Desde criança, sua visão de mundo foi moldada pela clareza com que seus pais lhe falavam. Quando perguntou por que não havia televisão em sua casa, eles explicaram que haviam tido que empenhá-la. Ao questionar se eram pobres, levaram-na a conhecer a realidade dos bairros mais vulneráveis de Barranquilla. Essa experiência a marcou para sempre. Desde então, proclamava que, quando crescesse, se encarregaria de fornecer alimentação e educação para quem mais precisasse.
Em 1997, quando sua carreira começava a decolar internacionalmente, fundou a Fundação Pies Descalzos com um propósito claro: transformar a vida de crianças e jovens em situação de vulnerabilidade através da educação.
Desde então, a fundação construiu e interveio em 16 escolas em cinco departamentos da Colômbia, cobrindo mais de 72.000 metros quadrados e beneficiando mais de 250.000 crianças e jovens, bem como suas comunidades. Não se trata apenas de infraestrutura, mas de implementar modelos educativos inovadores que garantam um impacto duradouro.

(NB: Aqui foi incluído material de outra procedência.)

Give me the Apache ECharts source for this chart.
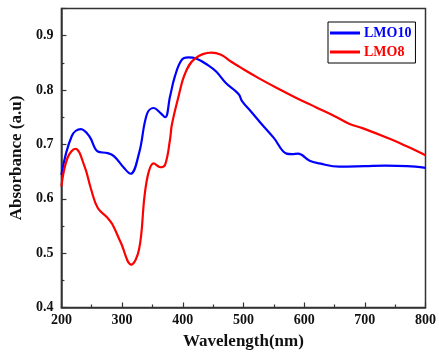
<!DOCTYPE html>
<html><head><meta charset="utf-8">
<script src="https://cdn.jsdelivr.net/npm/echarts@6/dist/echarts.min.js"></script>
<style>html,body{margin:0;padding:0;background:#fff}#c{width:439px;height:358px}</style>
</head><body><div id="c"></div>
<script>
var lmo10X = [200, 217, 232, 246, 260, 276, 287, 303, 314, 328, 341, 352, 363, 371, 379, 387, 398, 409, 422, 441, 455, 471, 487, 493, 498, 512, 528, 550, 571, 580, 590, 609, 625, 658, 700, 734, 770, 800];
var lmo10Y = [0.644, 0.715, 0.728, 0.715, 0.687, 0.684, 0.678, 0.657, 0.646, 0.684, 0.756, 0.767, 0.758, 0.750, 0.788, 0.825, 0.855, 0.860, 0.858, 0.846, 0.834, 0.813, 0.798, 0.791, 0.779, 0.761, 0.740, 0.712, 0.683, 0.682, 0.683, 0.670, 0.665, 0.659, 0.660, 0.661, 0.660, 0.657];
var lmo8X = [200, 210, 223, 238, 249, 260, 276, 284, 298, 315, 328, 337, 344, 352, 363, 371, 379, 382, 393, 404, 420, 447, 463, 480, 493, 525, 560, 588, 620, 652, 674, 696, 744, 770, 800];
var lmo8Y = [0.623, 0.675, 0.692, 0.660, 0.617, 0.583, 0.565, 0.553, 0.519, 0.479, 0.507, 0.605, 0.650, 0.665, 0.658, 0.663, 0.709, 0.736, 0.788, 0.831, 0.858, 0.869, 0.865, 0.852, 0.843, 0.822, 0.801, 0.785, 0.768, 0.751, 0.738, 0.730, 0.709, 0.696, 0.680];
var xTicks = [200, 300, 400, 500, 600, 700, 800];
var yTicks = [0.4, 0.5, 0.6, 0.7, 0.8, 0.9];

function zip(a, b) { return a.map(function (v, i) { return [v, b[i]]; }); }
var font = '"Liberation Serif", "Times New Roman", serif';
var chart = echarts.init(document.getElementById('c'), null, {renderer: 'canvas'});
chart.setOption({
  animation: false,
  grid: {left: 58, right: 11.5, top: 8.5, bottom: 50.5, show: true, borderColor: '#333', borderWidth: 1.5, backgroundColor: 'transparent'},
  legend: {
    left: 328, top: 22, orient: 'vertical', itemGap: 5, itemWidth: 30, itemHeight: 3,
    padding: [4, 4, 4, 2], borderColor: '#000', borderWidth: 1, backgroundColor: '#fff',
    data: [
      {name: 'LMO10', icon: 'rect', textStyle: {color: '#0000ff'}},
      {name: 'LMO8', icon: 'rect', textStyle: {color: '#ff0000'}}
    ],
    textStyle: {fontFamily: font, fontWeight: 'bold', fontSize: 14, padding: [0, 0, 0, -1]}
  },
  xAxis: {
    type: 'value', min: 200, max: 800, interval: 100,
    name: 'Wavelength(nm)', nameLocation: 'middle', nameGap: 26,
    nameTextStyle: {fontFamily: font, fontWeight: 'bold', fontSize: 17, color: '#111'},
    axisLine: {lineStyle: {color: '#333', width: 1.5}},
    axisTick: {inside: true, length: 5, lineStyle: {color: '#333', width: 1.2}},
    minorTick: {show: true, splitNumber: 2, length: 3, lineStyle: {color: '#333', width: 1.2}},
    axisLabel: {fontFamily: font, fontWeight: 'bold', fontSize: 14, color: '#111', margin: 6,
      formatter: function (v) { return xTicks.indexOf(v) >= 0 ? String(v) : ''; }},
    splitLine: {show: false}
  },
  yAxis: {
    type: 'value', min: 0.4, max: 0.95, interval: 0.1,
    name: 'Absorbance (a.u)', nameLocation: 'middle', nameGap: 30,
    nameTextStyle: {fontFamily: font, fontWeight: 'bold', fontSize: 17, color: '#111'},
    axisLine: {lineStyle: {color: '#333', width: 1.5}},
    axisTick: {inside: true, length: 5, lineStyle: {color: '#333', width: 1.2}},
    minorTick: {show: true, splitNumber: 2, length: 3, lineStyle: {color: '#333', width: 1.2}},
    axisLabel: {fontFamily: font, fontWeight: 'bold', fontSize: 14, color: '#111', margin: 8,
      formatter: function (v) {
        for (var i = 0; i < yTicks.length; i++) if (Math.abs(yTicks[i] - v) < 1e-6) return yTicks[i].toFixed(1);
        return '';
      }},
    splitLine: {show: false}
  },
  series: [
    {name: 'LMO10', type: 'line', data: zip(lmo10X, lmo10Y), smooth: 0.4, showSymbol: false,
      lineStyle: {color: '#0000ff', width: 2.2}, itemStyle: {color: '#0000ff'}},
    {name: 'LMO8', type: 'line', data: zip(lmo8X, lmo8Y), smooth: 0.4, showSymbol: false,
      lineStyle: {color: '#ff0000', width: 2.2}, itemStyle: {color: '#ff0000'}}
  ]
});
</script>
</body></html>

Shakira tem clareza: a educação é a chave para a mudança social. Em um discurso na Universidade de Oxford, citou estudos que mostram que um ano adicional de educação primária pode aumentar a renda de uma pessoa de 10% a 20%, e que cada dólar investido em desenvolvimento infantil precoce retorna 17 dólares para a sociedade.
Para tornar isso possível, a fundação, que também fornece alimentação, estabeleceu parcerias com governos locais, a cooperação internacional e organizações como a Fundação Catar e a Fundação Santo Domingo. Contou com o apoio de magnatas como Howard Buffett e Alejandro Santo Domingo.
“Ver crianças que antes não tinham oportunidades agora sonhando grande é mais poderoso do que qualquer reconhecimento”, reflete Shakira.
Atualmente, Pies Descalzos trabalha na construção de quatro novas escolas na Colômbia, ampliando seu impacto.
“Ela é uma líder no mundo que permite que os processos de Pies Descalzos sejam ágeis e que as parcerias sejam muito mais eficientes e eficazes no país”, afirma Patricia Sierra, diretora da Fundação Pies Descalzos. “Ela se envolve muito na fundação, está genuinamente interessada no que está acontecendo. Não é só quanto recurso ela coloca, ela pensa na fundação, quer saber o que acontece com as crianças, até onde podemos chegar, porque às vezes ela quer resolver a vida de cada criança.”
Enquanto isso, Shakira continua expandindo seu legado, liderando um movimento de empoderamento que ressoa.
“Agora estamos no tabuleiro, movemos as peças e ganhamos”, diz, referindo-se às mulheres que geram resultados. “Já não pedimos permissão, pegamos o que é nosso.”